Company A's purchase of Z% of the shares in the Company is not considered to be a scheme (or part thereof) by way of or in the nature of dividend stripping, or substantially having the effect of dividend stripping as -
• no income tax on any dividend to be declared by the Company is to be avoided by company A
• there will be little to no correlation between the amount of the capital sum to be received by the Taxpayer from the sale of their shares to company A and the amount of any dividend to be paid by the Company to company A, and
• for reasons mentioned in the previous paragraph, the proposed scheme is not entered into by the Taxpayer for the dominant purpose of ensuring that an assessable dividend is not received by them (as the vendor shareholder), thereby avoiding tax on the distribution of any dividend by the Company.
Therefore, section 177E of the ITAA 36 has no application to the proposed scheme.
Question 5
Subsection 207-145(1) of the ITAA 97, amongst other things, will not include the amount of the franking credit on a franked distribution in the assessable income of the recipient of the franked distribution pursuant to Division 207 of the ITAA 97, and will deny a tax offset otherwise provided under that Division because of the franked distribution, if the distribution made to the recipient is made as part of a dividend stripping operation.
Pursuant to section 207-155 of the ITAA 97, a franked distribution is taken to be made as part of a dividend stripping operation if, and only if, the making of the distribution arose out of, or was made in the course of, a scheme that was by way of, or in the nature of, dividend stripping, or had substantially the effect of a scheme by way of, or in the nature of, dividend stripping.

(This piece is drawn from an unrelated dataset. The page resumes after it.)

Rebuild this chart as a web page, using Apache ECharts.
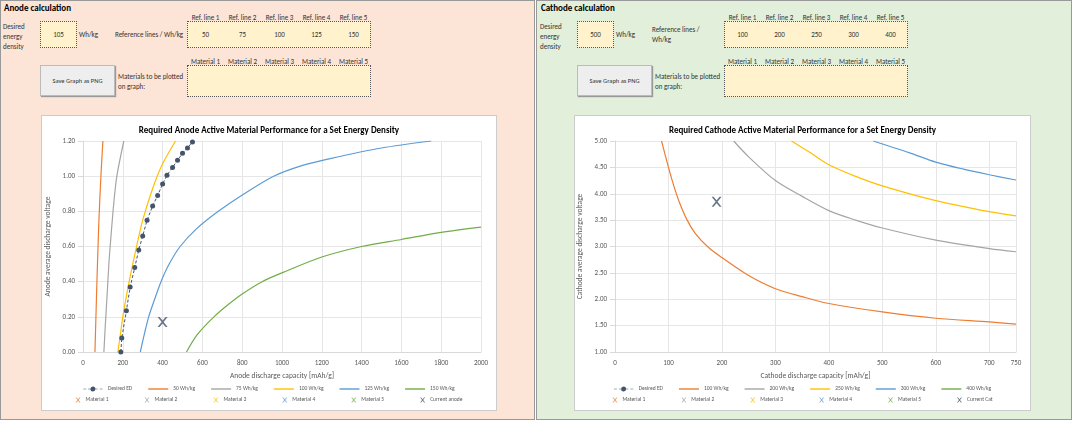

As explained in response to Question 4 of this ruling, the proposed scheme is not considered to be a scheme by way of or in the nature of dividend stripping, or substantially having the effect of dividend stripping. As such, a franked distribution made by the Company as part of the proposed scheme will not be taken to be made as part of a dividend stripping operation pursuant to section 207-155 of the ITAA 97, or for the purposes of section 207-145 of the ITAA 97.